Bush Thrown for a Loss

October 30, 1990

WHATEVER the economic consequences of the new budget deal, for the Republican Party the political fallout looks devastating. This is noted not with distress or satisfaction, but as a fact that will color the coming elections and may prove pivotal for the Bush presidency. Throughout the budget wrestlings of the last few weeks, President Bush looked indecisive and vacillating - in part offsetting the strong image he has projected in the Gulf crisis.

In the end, he got almost nothing he wanted in the budget package. Taxes have gone up for nearly everyone, and the income-tax rate has gone up for the relatively affluent ($80,000 a year is hardly Trumpian), Bush's natural constituency.

Democratic leaders understandably are crowing that the budget reflects Democratic principles. With an election only days off, Bush is in the anomolous position of having to campaign against the deal he cut with Congress. Meanwhile, many Republican candidates are campaigning against their own president.

The trouble for the GOP began when President Bush abandoned his campaign pledge not to raise taxes, which had been the cornerstone of both Reagonomics and Reagapolitics. ``Read my lips'' gave way to a flippant ``Read my hips.'' But Bush proved to be no Red Grange when it came to swivel-hipping his way through waiting Democratic tacklers.

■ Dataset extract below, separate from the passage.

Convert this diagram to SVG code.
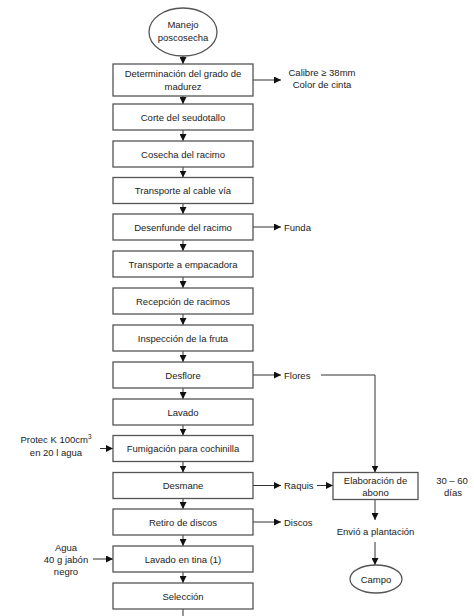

Bush's flip-flop did more than just break a promise - something all presidents occasionally do. It shifted the center of the economic and budget debate away from growth (a Republican issue) to fairness (a Democratic issue). As a prominent Democrat said, ``The issue no longer was whether to tax, but who to tax.'' Suddenly the Democrats had the home-field advantage, as they never did under Ronald Reagan.

Reagan managed never to put the middle class at odds with the rich. His tax cuts benefited the well-to-do more than middle- and lower-income taxpayers, but no one seemed to mind. When Bush opened the tax-hike door, however, he potentially pitted his party against moderate-income voters.

Conservative House Republicans, the keepers of Reagan's flame, were horrified by the tax-raising plan that came out of the bipartisan budget summit. Led by Rep. Newt Gingrich, they scuttled it, embarrassing Bush. Yet they only made things worse for the party. After the Democrats hawked the fairness issue, the final package was even less acceptable from a GOP standpoint.

The national Republican Party appears to be in disarray, and, for the first time in a decade, the Democrats have taken the initiative in articulating the terms of the nation's economic debate.

By agreeing to a deficit-reduction plan, Bush did the right thing for the country (though there should have been bolder spending cuts). But with more political deftness, he might have paid a lower price in prestige and party unity.